KEES DE GOEDE
October 2016 – March 2017

Stars (2016)

Zazà Ramen is delighted to announce a solo exhibition by Dutch artist Kees De Goede which will transform the restaurant from 27 October 2016 to beginning May 2017.

‘Stars’ is both a unique art-work, a singular installation, and also a multitude, a gathering and grouping of individual circular paintings. It relates to both this specific space, Zazà, and the ‘space’ above us, the night firmament ablaze.

De Goede is a highly international artist who has long lived and worked in the South of France, Taipei and New York as well as his native Holland. His passion for Renaissance painting, especially Donatello and Mantegna, brought him to Italy where he has installed two sculptures of black granite and Carrara marble, in the centre of Civitella d’Agliano near Viterbo (in 1991) and in the gardens of the Dutch University Institute for Art History in Florence (in 2000).

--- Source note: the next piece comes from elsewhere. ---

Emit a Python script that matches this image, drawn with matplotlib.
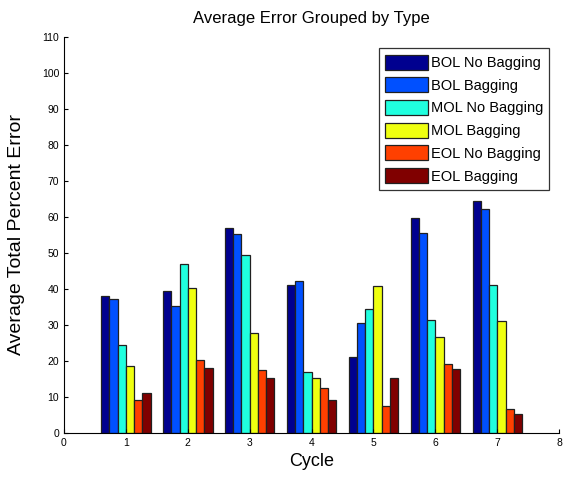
import numpy as np
import matplotlib
matplotlib.use("Agg")
import matplotlib.pyplot as plt

plt.rcParams["font.family"] = ["Liberation Sans", "DejaVu Sans"]

cycles = [1, 2, 3, 4, 5, 6, 7]
series_names = ["BOL No Bagging", "BOL Bagging", "MOL No Bagging",
                "MOL Bagging", "EOL No Bagging", "EOL Bagging"]
bol_no_bag = [38.1, 39.4, 56.9, 41.0, 21.1, 59.7, 64.5]
bol_bag = [37.2, 35.3, 55.2, 42.3, 30.5, 55.6, 62.3]
mol_no_bag = [24.4, 46.9, 49.4, 16.9, 34.3, 31.3, 41.0]
mol_bag = [18.5, 40.2, 27.9, 15.3, 40.7, 26.6, 31.0]
eol_no_bag = [9.3, 20.4, 17.5, 12.4, 7.5, 19.2, 6.7]
eol_bag = [11.1, 18.1, 15.3, 9.2, 15.3, 17.9, 5.3]
colors = ["#00008F", "#0050FF", "#20FFDF", "#EFFF10", "#FF4000", "#800000"]

series = [bol_no_bag, bol_bag, mol_no_bag, mol_bag, eol_no_bag, eol_bag]

fig = plt.figure(figsize=(5.66, 4.79), dpi=100)
ax = fig.add_axes([0.113, 0.096, 0.875, 0.827])

n = len(series)
width = 0.8 / n
x = np.array(cycles, dtype=float)
for i, (vals, name, col) in enumerate(zip(series, series_names, colors)):
    offs = (i - (n - 1) / 2) * width
    ax.bar(x + offs, vals, width, color=col, edgecolor="#202020",
           linewidth=0.9, label=name)

ax.set_xlim(0, 8)
ax.set_ylim(0, 110)
ax.set_xticks(range(0, 9))
ax.set_yticks(range(0, 111, 10))
ax.tick_params(direction="in", labelsize=7.5, length=3)
ax.spines["top"].set_visible(False)
ax.spines["right"].set_visible(False)

ax.set_title("Average Error Grouped by Type", fontsize=12, pad=10)
ax.set_xlabel("Cycle", fontsize=13)
ax.set_ylabel("Average Total Percent Error", fontsize=14, labelpad=12)

leg = ax.legend(loc="upper right", fontsize=10.5, frameon=True, fancybox=False,
                edgecolor="black", handlelength=2.9, handleheight=1.2,
                handletextpad=0.2, labelspacing=0.5, borderpad=0.45,
                bbox_to_anchor=(0.995, 0.99))
leg.get_frame().set_linewidth(0.9)

fig.savefig("out.png", dpi=100)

The most recent exhibitions in Italy of De Goede’s paintings were at Artissima in Turin in 1999 where he had a solo presentation at the Ron Lang Gallery and at Zazà Ramen in 2014, proof of his close working relation with Brendan Becht, the co-owner and creative director of the restaurant; Becht and his family have been active collectors of De Goede’s work throughout his career, not least from the 1980s when he established himself as one of the leading young Dutch talents along with such contemporaries as Marlene Dumas.
De Goede is fascinated by shape and scale, series and variants, working with materials seemingly the same yet always individual, what Deleuze termed “difference et repetition”. This can be seen in his continuing project of drawings on daily newspapers; like the ‘Stars’ this acts as a single-work but one made up of separate repeated elements. Another consistent aspect of his work has been the use of circular, shaped canvases, the classic ‘tondo’ form. It is important to stress that right from the beginning in 1979 these were always created by De Goede himself, initially from natural elements such as bamboo and rice paper, and so have never been really regularly round, their effectiveness being precisely in this evocative imperfection.

Each ‘Star’ is a work in itself, the very physical presence of a literal objet d’art, but when deployed en masse, when clustering and colliding, “spinning off” one another as ideas do also, they take on a dramatic, dazzling, dizzying resonance, their own force-field, as seen recently at the major retrospective honouring De Goede which proved a great critical and popular success at the De Pont Museum.

Stars mean nothing and everything; closely ‘read’ by the ancients, by astrologers and astronomers, with a vast, exhaustive and never-ending literature surrounding their significance and import, whilst at the same time simply admired for their beauty, light, regardless of any sense. Likewise the ‘Stars’ of De Goede do not have any overt meaning, we are simply attracted to them by wonder, by their colours and shapes, concise composition, yet one could like some soothsayer also ‘read’ and ‘write’ them at length, interpret them ad infinitum, as symbol and statement.

Because De Goede believes the work of art should stand self-evident, inherently rewarding, with a generosity never dependent on complex explication. It is in itself. And as such he is all the happier to show his work in a space like Zazà where it can be appreciated amongst conviviality and friendship and the pleasure of good food, where it ‘speaks for itself’ without pomp or pretension.